La drammatizzazione politica e mediatica sul Tav ha riportato il discorso sulle grandi opere indietro di diversi anni. Riproponendo - con il coro dei “grandi media” posizioni equivoche e contraddittorie, già abbondantemente svelate e chiarite, oltre che dalle analisi, anche dagli accidenti e dagli scandali che hanno contrassegnato il settore. Con l'avvento dell'alta velocità a inizio anni '90 (che nella tratta principale italiana Torino-Milano-Napoli, doveva costare dodici miliardi di euro e oggi ha superato i 130, senza per altro essere completata) e poi della Legge Obiettivo, si sono spesi centinaia di miliardi per la realizzazione, spesso presunta, di infrastrutture nuove. Dimenticando e mettendo da parte l'enorme e prezioso patrimonio di linee ferroviarie e stradali realizzate in oltre un secolo; che fa dell'Italia il paese avanzato in cui è più alto il rapporto tra lunghezza delle reti e abitanti. Come i disastri anche drammatici ci ricordano, tale enorme risorsa a andrebbe attentamente manutenuta. Invece noi abbiamo speso di recente oltre il 90% dei capitali investiti in nuove opere. Un terzo delle quali giacciono oggi incompiute e abbandonate, o mai avviate (vedi il Ponte sullo Stretto o il sottoattraversamento Av di Firenze).

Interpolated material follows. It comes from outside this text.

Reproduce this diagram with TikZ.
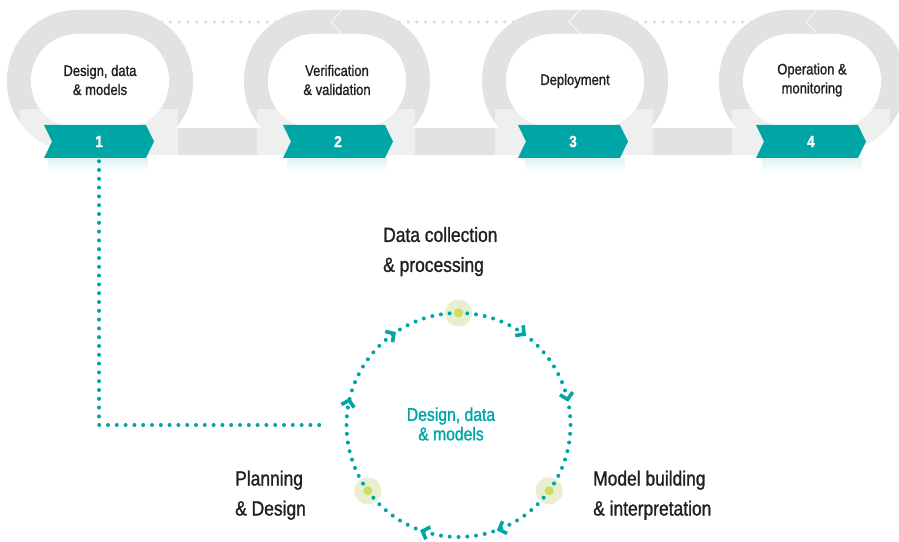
\documentclass[tikz,border=0pt]{standalone}
\usepackage{fontspec}
\usepackage{xcolor}
\usepackage{tikz}
\usetikzlibrary{shapes.symbols, arrows.meta, decorations.markings, fadings}

\newfontfamily\condfont[FakeStretch=0.85, FakeBold=1.2]{Liberation Sans}

\definecolor{tagteal}{RGB}{0,166,166}
\definecolor{ringgray}{RGB}{225,227,227}
\definecolor{dotgray}{RGB}{216,218,218}
\definecolor{halogreen}{RGB}{231,239,206}
\definecolor{dotgreen}{RGB}{202,221,96}
\definecolor{inktext}{RGB}{35,31,32}

\tikzset{
    stagetext/.style={align=center, text=inktext, inner sep=0pt,
        font=\condfont\fontsize{15.3}{19}\selectfont},
    tagbox/.style={shape=signal, signal from=west, signal to=east,
        signal pointer angle=128, fill=tagteal, text=white,
        minimum width=110pt, minimum height=33pt, inner sep=0pt,
        font=\condfont\bfseries\fontsize{16}{18}\selectfont},
    steplabel/.style={align=left, text=inktext, inner sep=0pt, anchor=west,
        font=\condfont\fontsize{20.5}{30}\selectfont},
    coretext/.style={align=center, text=tagteal, inner sep=0pt,
        font=\condfont\fontsize{18.5}{19.5}\selectfont},
    tealdots/.style={draw=tagteal, line width=4pt, line cap=round,
        dash pattern=on 0pt off 8.8pt},
    halo/.style={circle, fill=halogreen, minimum size=27pt, inner sep=0pt},
}
\newcommand{\cyclearrow}{\arrow[tagteal]{Straight Barb[length=6pt,width=13pt,line width=3.6pt]}}

\begin{document}
\begin{tikzpicture}[x=1pt, y=1pt]

    \useasboundingbox (0,0) rectangle (899,541);
    \clip (0,0) rectangle (899,541);

    % Top dotted guide
    \draw[dotgray, line width=3.5pt, line cap=round, dash pattern=on 0pt off 8.8pt]
        (100,519) -- (812,519);

    % Grey loops
    \fill[ringgray, rounded corners=70pt] (7,389) rectangle (193,531);
    \fill[ringgray, rounded corners=70pt] (244,389) rectangle (430,531);
    \fill[ringgray, rounded corners=70pt] (482,389) rectangle (668,531);
    \fill[ringgray, rounded corners=70pt] (719,389) rectangle (905,531);

    % Band between loops
    \fill[ringgray] (100,386) rectangle (812,413);

    % Light panels behind the tags
    \fill[white, opacity=.45] (20,386) rectangle (178,432);
    \fill[white, opacity=.45] (257,386) rectangle (415,432);
    \fill[white, opacity=.45] (495,386) rectangle (653,432);
    \fill[white, opacity=.45] (732,386) rectangle (890,432);

    % White centres
    \fill[white, rounded corners=46pt] (31,413) rectangle (169,507);
    \fill[white, rounded corners=46pt] (268,413) rectangle (406,507);
    \fill[white, rounded corners=46pt] (506,413) rectangle (644,507);
    \fill[white, rounded corners=46pt] (743,413) rectangle (881,507);

    % Notches on top of the loops
    \draw[white, opacity=.7, line width=1pt] (342,531) -- (331,519) -- (342,507);
    \draw[white, opacity=.7, line width=1pt] (580,531) -- (569,519) -- (580,507);
    \draw[white, opacity=.7, line width=1pt] (817,531) -- (806,519) -- (817,507);

    % Stage names
    \node[stagetext] (stage1) at (100,461) {Design, data\\\& models};
    \node[stagetext] (stage2) at (337,461) {Verification\\\& validation};
    \node[stagetext] (stage3) at (575,460) {Deployment};
    \node[stagetext] (stage4) at (812,461) {Operation \&\\monitoring};

    % Soft glow under the tags
    \fill[tagteal, opacity=.12, path fading=south] (48,383) rectangle (148,369);
    \fill[tagteal, opacity=.12, path fading=south] (287,383) rectangle (387,369);
    \fill[tagteal, opacity=.12, path fading=south] (525,383) rectangle (625,369);
    \fill[tagteal, opacity=.12, path fading=south] (762,383) rectangle (862,369);

    % Number tags
    \node[tagbox] (tag1) at (99,399.5) {1};
    \node[tagbox] (tag2) at (338,399.5) {2};
    \node[tagbox] (tag3) at (573,399.5) {3};
    \node[tagbox] (tag4) at (811,399.5) {4};

    % Link from stage 1 down to the cycle
    \coordinate (cycin) at (320,116);
    \draw[tealdots] ([yshift=-3pt]tag1.south) |- (cycin);

    % Cycle points
    \node[halo] (ptop) at (458.5,228) {};
    \node[halo] (pleft) at (367.9,50.2) {};
    \node[halo] (pright) at (549.1,50.2) {};

    % Dotted cycle with arrows
    \draw[tealdots, dash pattern=on 0pt off 8.796pt,
        postaction={decorate},
        decoration={markings,
            mark=at position 0.1028 with {\cyclearrow},
            mark=at position 0.2167 with {\cyclearrow},
            mark=at position 0.4444 with {\cyclearrow},
            mark=at position 0.5556 with {\cyclearrow},
            mark=at position 0.7890 with {\cyclearrow},
            mark=at position 0.9056 with {\cyclearrow}}]
        (ptop.center) arc[start angle=90, end angle=-270, radius=112];

    \fill[dotgreen] (ptop) circle (4.5);
    \fill[dotgreen] (pleft) circle (4.5);
    \fill[dotgreen] (pright) circle (4.5);

    % Labels
    \node[coretext] (core) at (451,117) {Design, data\\\& models};
    \node[steplabel] (collect) at (383,289.4) {Data collection\\\& processing};
    \node[steplabel] (plan) at (235,45.8) {Planning\\\& Design};
    \node[steplabel] (model) at (593,45.8) {Model building\\\& interpretation};

\end{tikzpicture}
\end{document}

Lo stesso Cantone, nel definire «criminogena» la norma che doveva regolare ed orientare tutta questa materia, la Legge Obiettivo abrogata due anni fa, ma ancora valida per le opere già avviate, ha sottolineato quali erano i maggiori nodi critici della stessa norma. Le ragioni dei blocchi, quindi degli sfasci e degli sprechi, legati ai cantieri, stanno negli stessi meccanismi della legge - e delle altre leggi “speciali” dello stesso periodo, che nella ricerca di ipersemplificazione, favoriscono l'aggiramento dei problemi tecnici e ambientali, con progettazioni spesso lacunose e procedure eccessivamente disinvolte. Con il risultato che prima o poi, i problemi tecnici, construttivi e ambientali, riemergono; spesso sottoforma di incidenti o disastri, con l'intervento della magistratura; e il blocco, anche definitivo, dei lavori. E quindi dei flussi di danaro verso l'operazione. Ciò che ha costituito il primo e più grande motivo di redazione di una normativa così palesemente discrezionale e contraddittoria.
La Legge Obiettivo esautorava infatti i poteri di controllo e determinazione degli enti locali e spesso anche regionali, accentuando le competenze decisionali allo Stato. Che poi, in fase esecutiva di fatto le cedeva alla logica privatistica del blocco «concessionario-imprese», accellerando fortemente i flussi di spesa, ricorrendo a meccanismi di indebitamento diretto o di project financing. Allorché i problemi tecnici o ambientali emergevano, fino a diventare insormontabili per la prosecuzione dei lavori, il giocattolo si rompeva e prima o poi anche i flussi monetari cessavano. Per questi motivi, non “per l'odiata burocrazia, gli ambientalisti, i comitati o i 5 Stelle”, i cantieri si bloccavano. Le imprese spesso fallivano o restavano prigioniere degli istituti bancari o finanziari che avevano foraggiato i lavori, veri o presunti. Con le diverse modalità “geniali” cui si ricorre ancora oggi, per alimentare questi “nuovi dinosauri”. Con tali modalità, ingenti quote di risorse economiche pubbliche, sono state trasferite al mercato finanziario privato; mentre si tagliavano le “spese eccessive” che servono alla collettività. Oggi la maggioranza «pro-Tav» (destra e Pd) - che secondo Berlusconi dovrebbero mettersi assieme per «salvare» quello stesso Stato già saccheggiato per trent'anni - quando difende disperatamente un'opera, il Tav, sta perpetuando un modello di spesa e di potere, di cui vogliono continuare a beneficiare le grandi lobbies, in Italia e in Europa. Insomma, «servono investimenti!», del tipo di quelli descritti, mentre «va tagliata la spesa sociale improduttiva». E si chiedono nuovi «sblocca-cantieri», Legge Obiettivo rinominate. È utile invece ricordare a tutti, lo sfascio delle Grandi Opere Inutili e Imposte, un capitolo da chiudere, come si chiederà il 23 Marzo a Roma, nel grande corteo «Per il Clima e contro le Grandi Opere», laddove urleremo che servono investimenti, ma per opere utili, a cominciare da una nuova pianificazione del risanamento del territorio e del paesaggio, nonché del patrimonio infrastrutturale e abitativo del Belpaese.